:: Stated exercise ::
Print the material below exactly as it stands, please, from its first line to the line holding "Oβ = lattice O", with no pictures.

:: Data extract ::
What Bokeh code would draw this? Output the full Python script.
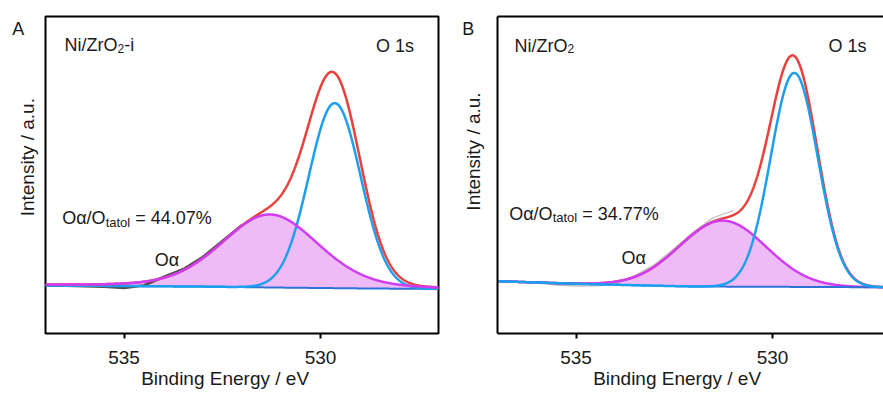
import numpy as np
from bokeh.plotting import figure
from bokeh.models import Label, Range1d, FixedTicker, LinearAxis
from bokeh.layouts import row
from bokeh.embed import file_html
from bokeh.resources import INLINE

FONT = "Liberation Sans"

# ---------------- data ----------------
x_ticks = [535, 530]
x_tick_labels = ["535", "530"]
x_title = "Binding Energy / eV"
y_title = "Intensity / a.u."
peak_names = ["Oα", "Oβ"]           # Oα = broad component, Oβ = lattice O

# Panel A : Ni/ZrO2-i   (fitted components: centre / height / FWHM / Lorentzian share)
a_bg_be = [537.0, 535.0, 533.0, 531.0, 529.0, 527.0]
a_bg = [-0.5, -1.0, -1.6, -2.6, -3.4, -4.0]
a_center = [531.29, 529.64]
a_height = [73.0, 185.0]
a_fwhm = [2.9, 1.55]
a_lor = [0.2, 0.0]
a_raw_be = [537.0, 536.5, 536.0, 535.5, 535.0, 534.5, 534.0, 533.5, 533.0, 532.5, 532.0]
a_raw = [-0.5, -0.8, -1.2, -1.8, -3.0, -0.5, 8.0, 15.8, 28.0, 44.0, 60.0]
a_ratio = "44.07%"

# Panel B : Ni/ZrO2
b_bg_be = [537.0, 535.0, 533.0, 532.0, 530.0, 527.0]
b_bg = [0.3, -2.3, -4.2, -5.0, -5.3, -5.8]
b_center = [531.27, 529.45]
b_height = [66.0, 214.0]
b_fwhm = [2.6, 1.41]
b_lor = [0.0, 0.0]
b_raw_be = [537.0, 536.5, 536.0, 535.5, 535.0, 534.5, 534.0, 533.5, 533.0, 532.5, 532.0, 531.5, 531.0]
b_raw = [0.3, -0.5, -1.5, -3.5, -4.5, -4.3, -2.5, 6.0, 17.0, 33.0, 50.0, 64.0, 71.0]
b_ratio = "34.77%"

# ---------------- styling ----------------
RED = "#E8413C"
BLUE = "#1C9FEE"
BASE = "#2E72D8"
MAG = "#D03CF2"
FILL = "#EFBBF7"
TXT = "#1a1a1a"

SCALE = 39.3   # px per eV
H = 396
TOP = 16
BOTTOM = 333
TITLE_BE = 532.43   # where the x title is centred (it is not centred on the frame)

# approximate advance widths (em) for Liberation Sans
W = {"N": .722, "i": .222, "/": .278, "Z": .611, "r": .333, "O": .778, "2": .556,
     "-": .333, "α": .579, "t": .278, "a": .556, "o": .556, "l": .222, " ": .278,
     "=": .584, "4": .556, "3": .556, ".": .278, "0": .556, "7": .556, "%": .889, "s": .5, "1": .556}


def tw(s, size):
    return sum(W.get(c, .556) for c in s) * size


def pv(x, c, h, w, eta):
    u = (x - c) / w
    return h * ((1 - eta) * np.exp(-4 * np.log(2) * u ** 2) + eta / (1 + 4 * u ** 2))


def text_fig(x0, x1):
    """blank figure in the left margin; its data coordinates equal page pixels"""
    f = figure(width=x1 - x0, height=H, output_backend="svg", toolbar_location=None,
               x_range=Range1d(x0, x1), y_range=Range1d(BOTTOM, TOP),
               x_axis_location=None, y_axis_location=None,
               min_border_left=0, min_border_right=0, min_border_top=TOP, min_border_bottom=H - BOTTOM,
               outline_line_color=None, background_fill_color="white", border_fill_color="white")
    f.grid.visible = False
    return f


def tlab(f, x, y, text, size, align="left", angle=0.0):
    f.add_layout(Label(x=x, y=y, text=text, text_font=FONT, text_font_size=f"{size}px",
                       text_color=TXT, text_align=align, text_baseline="alphabetic", angle=angle))


def make_panel(page_x0, fig_w, be_end, zero_py, bg_be, bg_v, center, height, fwhm, lor,
               raw_be, raw_v, raw_color, raw_w, red_on_top, right_border):
    left = 2
    right = 2 if right_border else 0
    p = figure(width=fig_w, height=H, output_backend="svg", toolbar_location=None,
               x_range=Range1d(537, be_end), y_range=Range1d(zero_py - BOTTOM, zero_py - TOP),
               min_border_left=left, min_border_right=right,
               min_border_top=TOP, min_border_bottom=H - BOTTOM,
               background_fill_color="white", border_fill_color="white")
    p.grid.visible = False
    if right_border:
        p.outline_line_color = "black"
        p.outline_line_width = 2
    else:
        p.outline_line_color = None

    xs = np.linspace(537, 527, 1201)
    bg = np.interp(xs, bg_be[::-1], bg_v[::-1])
    g_a = pv(xs, center[0], height[0], fwhm[0], lor[0])
    g_b = pv(xs, center[1], height[1], fwhm[1], lor[1])

    p.varea(x=xs, y1=bg, y2=bg + g_a, fill_color=FILL)
    p.line(raw_be, raw_v, line_color=raw_color, line_width=raw_w)
    if red_on_top:
        p.line(xs, bg, line_color=BASE, line_width=2)
        p.line(xs, bg + g_b, line_color=BLUE, line_width=2.5)
        p.line(xs, bg + g_a + g_b, line_color=RED, line_width=2.5)
        p.line(xs, bg + g_a, line_color=MAG, line_width=2.5)
    else:
        p.line(xs, bg + g_a + g_b, line_color=RED, line_width=2.5)
        p.line(xs, bg + g_a, line_color=MAG, line_width=2.5)
        p.line(xs, bg, line_color=BASE, line_width=2)
        p.line(xs, bg + g_b, line_color=BLUE, line_width=2.5)

    xa = p.xaxis[0]
    xa.ticker = FixedTicker(ticks=x_ticks)
    xa.major_label_overrides = {t: l for t, l in zip(x_ticks, x_tick_labels)}
    xa.minor_tick_line_color = None
    xa.major_tick_in = 0
    xa.major_tick_out = 5
    xa.major_tick_line_width = 2
    xa.major_tick_line_color = "black"
    xa.major_label_text_font = FONT
    xa.major_label_text_font_size = "19px"
    xa.major_label_text_color = TXT
    xa.major_label_standoff = 12

    # second axis below only carries the x title, centred where the reference has it
    ta = LinearAxis(ticker=FixedTicker(ticks=[TITLE_BE]),
                    major_label_overrides={TITLE_BE: x_title},
                    major_label_text_font=FONT, major_label_text_font_size="19px",
                    major_label_text_color=TXT, major_label_standoff=1,
                    major_tick_line_color=None, minor_tick_line_color=None,
                    major_tick_out=0, major_tick_in=0, axis_line_color=None)
    p.add_layout(ta, "below")

    if right_border:
        xa.axis_line_color = None
        p.yaxis.visible = False
    else:
        xa.axis_line_color = "black"
        xa.axis_line_width = 2
        p.yaxis.visible = False
        for loc in ("left", "above"):
            ax = LinearAxis(ticker=FixedTicker(ticks=[]), major_label_text_font_size="0px",
                            major_tick_line_color=None, minor_tick_line_color=None,
                            major_tick_out=0, major_tick_in=0, major_label_standoff=0,
                            axis_label_standoff=0,
                            axis_line_color="black", axis_line_width=2)
            p.add_layout(ax, loc)

    frame_left_page = page_x0 + left

    def bx(px):
        return 537 - (px - frame_left_page) / SCALE

    def vy(py):
        return zero_py - py

    def lab(px, py, text, size, align="left"):
        p.add_layout(Label(x=bx(px), y=vy(py), text=text, text_font=FONT,
                           text_font_size=f"{size}px", text_color=TXT, text_align=align,
                           text_baseline="alphabetic"))

    def rich(px, py, pieces):
        cx = px
        for text, size, dy, gap in pieces:
            cx += gap
            lab(cx, py + dy, text, size)
            cx += tw(text, size)

    return p, lab, rich


# ---------------- panel A ----------------
ta_fig = text_fig(0, 43)
tlab(ta_fig, 11.7, 28.3, "A", 18)
tlab(ta_fig, 26.7, 156.7, y_title, 19, align="center", angle=np.pi / 2)

pa, lab_a, rich_a = make_panel(43, 397, 527.0, 284.5, a_bg_be, a_bg, a_center, a_height, a_fwhm, a_lor,
                               a_raw_be, a_raw, "#505050", 2.5, True, True)
rich_a(64, 44.5, [("Ni/ZrO", 18, 0, 0), ("2", 12, 3, 0), ("-i", 18, 0, 0)])
lab_a(413.5, 45, "O 1s", 18, align="right")
rich_a(61.7, 217.7, [("Oα/O", 18, 0, 0), ("tatol", 13, 4, 0), ("= " + a_ratio, 18, 0, 5)])
lab_a(154.3, 259, peak_names[0], 18)

# ---------------- panel B ----------------
tb_fig = text_fig(440, 495)
tlab(tb_fig, 461.7, 28.3, "B", 18)
tlab(tb_fig, 473.3, 151, y_title, 19, align="center", angle=np.pi / 2)

pb, lab_b, rich_b = make_panel(495, 388, 537 - 386 / SCALE, 281.0, b_bg_be, b_bg, b_center, b_height,
                               b_fwhm, b_lor, b_raw_be, b_raw, "#BDBDBD", 1.3, False, False)
rich_b(514, 45, [("Ni/ZrO", 18, 0, 0), ("2", 12, 3, 0)])
lab_b(866, 45, "O 1s", 18, align="right")
rich_b(508.7, 213, [("Oα/O", 18, 0, 0), ("tatol", 13, 4, 0), ("= " + b_ratio, 18, 0, 5)])
lab_b(621, 257, peak_names[0], 18)

layout = row(ta_fig, pa, tb_fig, pb, spacing=0)
open("out.html", "w").write(file_html(layout, INLINE))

:: Exercise solution ::
What Bokeh code would draw this? Output the full Python script.
import numpy as np
from bokeh.plotting import figure
from bokeh.models import Label, Range1d, FixedTicker, LinearAxis
from bokeh.layouts import row
from bokeh.embed import file_html
from bokeh.resources import INLINE

FONT = "Liberation Sans"

# ---------------- data ----------------
x_ticks = [535, 530]
x_tick_labels = ["535", "530"]
x_title = "Binding Energy / eV"
y_title = "Intensity / a.u."
peak_names = ["Oα", "Oβ"]           # Oα = broad component, Oβ = lattice O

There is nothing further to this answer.